**SHORT PROBLEM:** Can you transcribe the data exactly? Leave the pictures out.
--- START DATA BLOCK ---
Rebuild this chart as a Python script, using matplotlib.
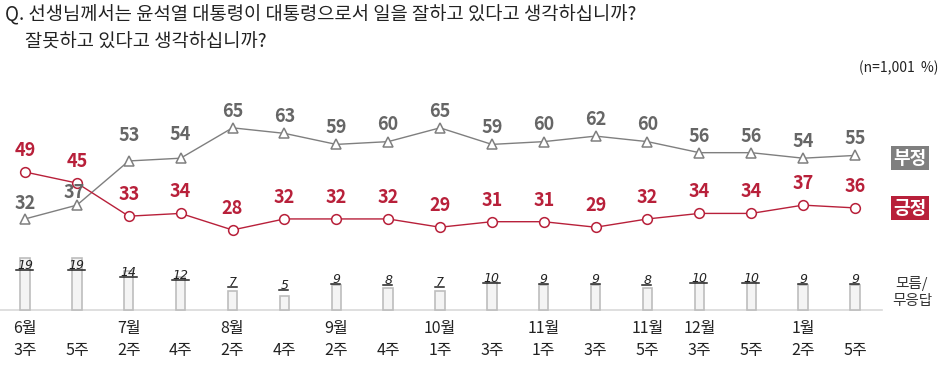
import matplotlib.pyplot as plt
from matplotlib.lines import Line2D

plt.rcParams['font.family'] = ['Noto Sans CJK KR', 'DejaVu Sans']

# 조사 시점
months = ['6월', '', '7월', '', '8월', '', '9월', '', '10월', '', '11월', '', '11월', '12월', '', '1월', '']
weeks = ['3주', '5주', '2주', '4주', '2주', '4주', '2주', '4주', '1주', '3주', '1주', '3주', '5주', '3주', '5주', '2주', '5주']

# 직무평가 (%)
positive = [49, 45, 33, 34, 28, 32, 32, 32, 29, 31, 31, 29, 32, 34, 34, 37, 36]
negative = [32, 37, 53, 54, 65, 63, 59, 60, 65, 59, 60, 62, 60, 56, 56, 54, 55]
unknown = [19, 19, 14, 12, 7, 5, 9, 8, 7, 10, 9, 9, 8, 10, 10, 9, 9]

RED = '#B8203A'
GRAY = '#7F7F7F'
GRAY_TXT = '#666666'

fig = plt.figure(figsize=(9.45, 3.73), dpi=100)
ax = fig.add_axes([0, 0, 1, 1])
ax.set_xlim(-0.482, 17.735)
ax.set_ylim(-23.8, 111.3)
ax.axis('off')

x = list(range(len(positive)))

# 모름/무응답 막대 (기준선 -1)
base = -1
ax.bar(x, unknown, bottom=base, width=0.18, color='#F4F4F4', edgecolor='#BDBDBD', linewidth=1.2, zorder=2)
ax.axhline(base, xmin=0, xmax=882 / 945, color='#D9D9D9', linewidth=1.2, zorder=1)

# 선 그래프
ax.plot(x, negative, color=GRAY, linewidth=1, marker='^', markersize=7.5,
        markerfacecolor='white', markeredgecolor=GRAY, markeredgewidth=1.1, zorder=3)
ax.plot(x, positive, color=RED, linewidth=1, marker='o', markersize=7,
        markerfacecolor='white', markeredgecolor=RED, markeredgewidth=1.1, zorder=4)

neg_off = {0: 11, 1: 9, 2: 18, 3: 17}
for i, v in enumerate(negative):
    dx = -2 if i == 1 else 0
    ax.annotate(str(v), (i, v), xytext=(dx, neg_off.get(i, 12)), textcoords='offset points',
                ha='center', va='center', fontsize=13, fontweight='bold', color=GRAY_TXT, zorder=5)
for i, v in enumerate(positive):
    ax.annotate(str(v), (i, v), xytext=(0, 15.5), textcoords='offset points',
                ha='center', va='center', fontsize=13, fontweight='bold', color=RED, zorder=5)

# 막대 라벨 (기울임 + 밑줄)
bar_texts = []
for i, v in enumerate(unknown):
    t = ax.text(i, base + 4.2 + v * 0.5, str(v), ha='center', va='bottom',
                fontsize=9, style='italic', family='DejaVu Sans', color='#222222', zorder=6)
    bar_texts.append(t)

fig.canvas.draw()
r = fig.canvas.get_renderer()
for t in bar_texts:
    bb = t.get_window_extent(r)
    y0 = bb.y0 + 2
    fig.add_artist(Line2D([bb.x0 - 1, bb.x1], [y0, y0], transform=None,
                          color='#222222', linewidth=1.1))

# x축 라벨
for i in x:
    ax.annotate(months[i], (i, base), xytext=(0, -13.5), textcoords='offset points',
                ha='center', va='center', fontsize=11.5, color='#222222')
    ax.annotate(weeks[i], (i, base), xytext=(0, -29), textcoords='offset points',
                ha='center', va='center', fontsize=11.5, color='#222222')

# 범례
fig.text(910 / 945, 1 - 158 / 373, '부정', ha='center', va='center', fontsize=13, fontweight='bold',
         color='white', bbox=dict(boxstyle='square,pad=0.12', facecolor='#7F7F7F', edgecolor='none'))
fig.text(910 / 945, 1 - 208 / 373, '긍정', ha='center', va='center', fontsize=13, fontweight='bold',
         color='white', bbox=dict(boxstyle='square,pad=0.12', facecolor=RED, edgecolor='none'))
fig.text(912 / 945, 1 - 292 / 373, '모름/\n무응답', ha='center', va='center', fontsize=10.5,
         color='#333333', linespacing=1.2)
fig.text(938 / 945, 1 - 68 / 373, '(n=1,001  %)', ha='right', va='center', fontsize=10, color='#222222')

# 질문
fig.text(5 / 945, 1 - 15 / 373, 'Q. 선생님께서는 윤석열 대통령이 대통령으로서 일을 잘하고 있다고 생각하십니까?',
         ha='left', va='center', fontsize=13.5, color='#222222')
fig.text(25 / 945, 1 - 42 / 373, '잘못하고 있다고 생각하십니까?',
         ha='left', va='center', fontsize=13.5, color='#222222')

fig.savefig('out.png', dpi=100, facecolor='white')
--- END DATA BLOCK ---
**ANSWER TO THIS EXERCISE:**
Rebuild this chart as a Python script, using matplotlib.
import matplotlib.pyplot as plt
from matplotlib.lines import Line2D

plt.rcParams['font.family'] = ['Noto Sans CJK KR', 'DejaVu Sans']

# 조사 시점
months = ['6월', '', '7월', '', '8월', '', '9월', '', '10월', '', '11월', '', '11월', '12월', '', '1월', '']
weeks = ['3주', '5주', '2주', '4주', '2주', '4주', '2주', '4주', '1주', '3주', '1주', '3주', '5주', '3주', '5주', '2주', '5주']

# 직무평가 (%)
positive = [49, 45, 33, 34, 28, 32, 32, 32, 29, 31, 31, 29, 32, 34, 34, 37, 36]
negative = [32, 37, 53, 54, 65, 63, 59, 60, 65, 59, 60, 62, 60, 56, 56, 54, 55]
unknown = [19, 19, 14, 12, 7, 5, 9, 8, 7, 10, 9, 9, 8, 10, 10, 9, 9]

RED = '#B8203A'
GRAY = '#7F7F7F'
GRAY_TXT = '#666666'

fig = plt.figure(figsize=(9.45, 3.73), dpi=100)
ax = fig.add_axes([0, 0, 1, 1])
ax.set_xlim(-0.482, 17.735)
ax.set_ylim(-23.8, 111.3)
ax.axis('off')

x = list(range(len(positive)))

# 모름/무응답 막대 (기준선 -1)
base = -1
ax.bar(x, unknown, bottom=base, width=0.18, color='#F4F4F4', edgecolor='#BDBDBD', linewidth=1.2, zorder=2)
ax.axhline(base, xmin=0, xmax=882 / 945, color='#D9D9D9', linewidth=1.2, zorder=1)

# 선 그래프
ax.plot(x, negative, color=GRAY, linewidth=1, marker='^', markersize=7.5,
        markerfacecolor='white', markeredgecolor=GRAY, markeredgewidth=1.1, zorder=3)
ax.plot(x, positive, color=RED, linewidth=1, marker='o', markersize=7,
        markerfacecolor='white', markeredgecolor=RED, markeredgewidth=1.1, zorder=4)

neg_off = {0: 11, 1: 9, 2: 18, 3: 17}
for i, v in enumerate(negative):
    dx = -2 if i == 1 else 0
    ax.annotate(str(v), (i, v), xytext=(dx, neg_off.get(i, 12)), textcoords='offset points',
                ha='center', va='center', fontsize=13, fontweight='bold', color=GRAY_TXT, zorder=5)
for i, v in enumerate(positive):
    ax.annotate(str(v), (i, v), xytext=(0, 15.5), textcoords='offset points',
                ha='center', va='center', fontsize=13, fontweight='bold', color=RED, zorder=5)

# 막대 라벨 (기울임 + 밑줄)
bar_texts = []
for i, v in enumerate(unknown):
    t = ax.text(i, base + 4.2 + v * 0.5, str(v), ha='center', va='bottom',
                fontsize=9, style='italic', family='DejaVu Sans', color='#222222', zorder=6)
    bar_texts.append(t)

fig.canvas.draw()
r = fig.canvas.get_renderer()
for t in bar_texts:
    bb = t.get_window_extent(r)
    y0 = bb.y0 + 2
    fig.add_artist(Line2D([bb.x0 - 1, bb.x1], [y0, y0], transform=None,
                          color='#222222', linewidth=1.1))

# x축 라벨
for i in x:
    ax.annotate(months[i], (i, base), xytext=(0, -13.5), textcoords='offset points',
                ha='center', va='center', fontsize=11.5, color='#222222')
    ax.annotate(weeks[i], (i, base), xytext=(0, -29), textcoords='offset points',
                ha='center', va='center', fontsize=11.5, color='#222222')

# 범례
fig.text(910 / 945, 1 - 158 / 373, '부정', ha='center', va='center', fontsize=13, fontweight='bold',
         color='white', bbox=dict(boxstyle='square,pad=0.12', facecolor='#7F7F7F', edgecolor='none'))
fig.text(910 / 945, 1 - 208 / 373, '긍정', ha='center', va='center', fontsize=13, fontweight='bold',
         color='white', bbox=dict(boxstyle='square,pad=0.12', facecolor=RED, edgecolor='none'))
fig.text(912 / 945, 1 - 292 / 373, '모름/\n무응답', ha='center', va='center', fontsize=10.5,
         color='#333333', linespacing=1.2)
fig.text(938 / 945, 1 - 68 / 373, '(n=1,001  %)', ha='right', va='center', fontsize=10, color='#222222')

# 질문
fig.text(5 / 945, 1 - 15 / 373, 'Q. 선생님께서는 윤석열 대통령이 대통령으로서 일을 잘하고 있다고 생각하십니까?',
         ha='left', va='center', fontsize=13.5, color='#222222')
fig.text(25 / 945, 1 - 42 / 373, '잘못하고 있다고 생각하십니까?',
         ha='left', va='center', fontsize=13.5, color='#222222')

fig.savefig('out.png', dpi=100, facecolor='white')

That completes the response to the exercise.